Economist Dr Steven Hail tells Renegade Inc. that taxation exists to prevent inflation so some form of it will always be required to provide stability, but there are countless better ways to do it than taking away badly needed funds from people already struggling to pay their bills.
“If governments don’t spend much, then they don’t need to tax much, because their spending won’t be creating inflation,” he says. “But it creates an unstable economy. In principle, you could just tax other things and not income. You could tax consumption and have a land tax.”
(Dr Hail emphasises that he is not personally in favour of abolishing income tax, and advocates for a more progressive taxation system).
The federal government does not need our taxes to pay for anything, so why are we handing over hard-earned income to be destroyed when we could be spending it? Or saving it. Or paying off debts. In the current climate, with wages stagnating or in some countries even going backwards, it makes little sense to take money away from people already struggling to pay their bills for the sake of an almost permanent deficit.

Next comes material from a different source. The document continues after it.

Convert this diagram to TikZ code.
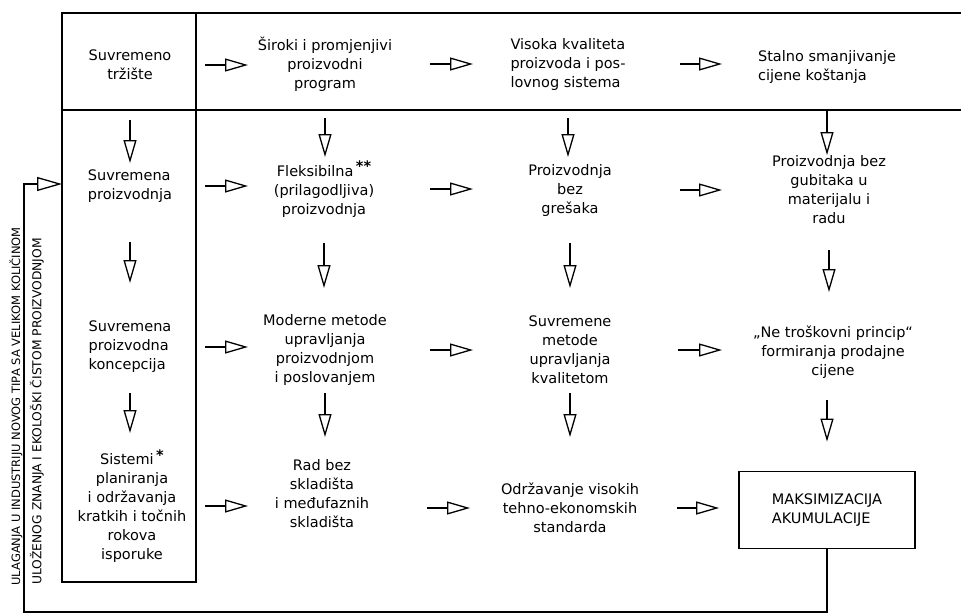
\documentclass[tikz,border=0pt]{standalone}
\usepackage{fontspec}
\setmainfont{DejaVu Sans}
\usetikzlibrary{arrows.meta}

\tikzset{
  txt/.style={font=\fontsize{14.5}{19}\selectfont, align=center, inner sep=0pt},
  flow/.style={line width=2.8pt, -{Triangle[open, length=23pt, width=13pt, line width=1.3pt]}},
  rim/.style={line width=1.8pt},
  povrat/.style={line width=1.4pt, -{Triangle[open, length=25pt, width=14pt, line width=1.3pt]}},
  uspravno/.style={rotate=90, anchor=west, inner sep=0pt}
}
\newcommand{\zvj}[1]{\,\raisebox{0.6ex}{\bfseries #1}}

\begin{document}
\begin{tikzpicture}[x=1pt, y=-1pt, thick]
\useasboundingbox (0,0) rectangle (961,614);

% okvir
\draw[rim] (62,13) -- (961,13);
\draw[rim] (62,110) -- (961,110);
\draw[rim] (62,13) rectangle (196,582);

% prvi red
\node[txt] (trziste) at (130,65) {Suvremeno\\tržište};
\node[txt] (siroki) at (325,64) {Široki i promjenjivi\\proizvodni\\program};
\node[txt, align=left] (visoka) at (568,64) {Visoka kvaliteta\\proizvoda i pos-\\lovnog sistema};
\node[txt, align=left] (stalno) at (827,67) {Stalno smanjivanje\\cijene koštanja};

% drugi red
\node[txt, align=left] (proizvodnja) at (130,186) {Suvremena\\proizvodnja};
\node[txt] (fleksibilna) at (324,189) {Fleksibilna\zvj{**}\\(prilagodljiva)\\proizvodnja};
\node[txt] (bezgresaka) at (570,190) {Proizvodnja\\bez\\grešaka};
\node[txt] (bezgubitaka) at (829,190) {Proizvodnja bez\\gubitaka u\\materijalu i\\radu};

% treci red
\node[txt, align=left] (koncepcija) at (130,347) {Suvremena\\proizvodna\\koncepcija};
\node[txt] (moderne) at (325,350) {Moderne metode\\upravljanja\\proizvodnjom\\i poslovanjem};
\node[txt] (kvalitetom) at (570,350) {Suvremene\\metode\\upravljanja\\kvalitetom};
\node[txt] (princip) at (833,352) {„Ne troškovni princip“\\formiranja prodajne\\cijene};

% cetvrti red
\node[txt] (sistemi) at (132,506) {Sistemi\zvj{*}\\planiranja\\i održavanja\\kratkih i točnih\\rokova\\isporuke};
\node[txt] (skladista) at (322,494) {Rad bez\\skladišta\\i međufaznih\\skladišta};
\node[txt] (standarda) at (570,508) {Održavanje visokih\\tehno-ekonomskih\\standarda};
\node[txt, draw, line width=1.8pt, align=left, minimum width=176pt, minimum height=77pt] (maks) at (827,510) {MAKSIMIZACIJA\\AKUMULACIJE};

% vodoravne strelice
\draw[flow, shorten <=75pt, shorten >=77pt] (trziste.center) -- (trziste.center -| siroki.center);
\draw[flow, shorten <=105pt, shorten >=95pt] (siroki.center) -- (siroki.center -| visoka.center);
\draw[flow, shorten <=112pt, shorten >=105pt] (visoka.center) -- (visoka.center -| stalno.center);

\draw[flow, shorten <=75pt, shorten >=76pt] (proizvodnja.center) -- (proizvodnja.center -| fleksibilna.center);
\draw[flow, shorten <=106pt, shorten >=97pt] (fleksibilna.center) -- (fleksibilna.center -| bezgresaka.center);
\draw[flow, shorten <=110pt, shorten >=107pt] (bezgresaka.center) -- (bezgresaka.center -| bezgubitaka.center);

\draw[flow, shorten <=75pt, shorten >=77pt] (koncepcija.center) -- (koncepcija.center -| moderne.center);
\draw[flow, shorten <=105pt, shorten >=97pt] (moderne.center) -- (moderne.center -| kvalitetom.center);
\draw[flow, shorten <=108pt, shorten >=111pt] (kvalitetom.center) -- (kvalitetom.center -| princip.center);

\draw[flow, shorten <=73pt, shorten >=74pt] (sistemi.center) -- (sistemi.center -| skladista.center);
\draw[flow, shorten <=105pt, shorten >=100pt] (standarda.center -| skladista.center) -- (standarda.center);
\draw[flow, shorten <=107pt, shorten >=19pt] (standarda.center) -- (standarda.center -| maks.west);

% okomite strelice
\draw[flow, shorten <=55pt, shorten >=23pt] (trziste.center) -- (trziste.center |- proizvodnja.center);
\draw[flow, shorten <=54pt, shorten >=32pt] (siroki.center) -- (siroki.center |- fleksibilna.center);
\draw[flow, shorten <=54pt, shorten >=33pt] (visoka.center) -- (visoka.center |- bezgresaka.center);
\draw[flow, shorten <=44pt, shorten >=35pt] (stalno.center) -- (stalno.center |- bezgubitaka.center);

\draw[flow, shorten <=56pt, shorten >=64pt] (proizvodnja.center) -- (proizvodnja.center |- koncepcija.center);
\draw[flow, shorten <=54pt, shorten >=62pt] (fleksibilna.center) -- (fleksibilna.center |- moderne.center);
\draw[flow, shorten <=53pt, shorten >=62pt] (bezgresaka.center) -- (bezgresaka.center |- kvalitetom.center);
\draw[flow, shorten <=60pt, shorten >=60pt] (bezgubitaka.center) -- (bezgubitaka.center |- princip.center);

\draw[flow, shorten <=46pt, shorten >=73pt] (koncepcija.center) -- (koncepcija.center |- sistemi.center);
\draw[flow, shorten <=43pt, shorten >=57pt] (moderne.center) -- (moderne.center |- skladista.center);
\draw[flow, shorten <=43pt, shorten >=71pt] (kvalitetom.center) -- (kvalitetom.center |- standarda.center);
\draw[flow, shorten <=48pt, shorten >=29pt] (maks.center |- princip.center) -- (maks.north);

% povratna veza
\coordinate (kut) at (24,612);
\coordinate (ulaz) at (62,184);
\draw[povrat] (maks.south) |- (kut) |- (ulaz);
\node[uspravno, font=\fontsize{11.5}{12}\selectfont] (ulaganja) at (16,586) {ULAGANJA U INDUSTRIJU NOVOG TIPA SA VELIKOM KOLIČINOM};
\node[uspravno, font=\fontsize{12.3}{13}\selectfont] (znanje) at (37,585) {ULOŽENOG ZNANJA I EKOLOŠKI ČISTOM PROIZVODNJOM};
\end{tikzpicture}
\end{document}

As I have previously written, governments have almost always been in deficit and it is almost only during these times that the private sector has been able to save.
People should be able to have more money to spend, to create businesses, and services and goods to be consumed, and pay off the crippling amount of debt they’re putting in to keep up in an economy where even a modest salary is insufficient to keep up with the cost of living, let alone a minimum wage.
And, if tax were really important, then for the sake of efficiency, if not principle, governments would be targeting those with the most to pay. But they don’t, and therefore it isn’t. At least not for the purpose we are told it is.
I don’t have any hard opinions on whether or not to abolish income tax. I don’t think it’s going anywhere, in any case. My point is to illustrate that taxing income is merely one of a plethora of fiscal policy options for balancing the economy, which in the current climate could stand to be reduced significantly, if not replaced by a more equitable system. If it’s good enough for the best of us, it’s good enough for the rest of us.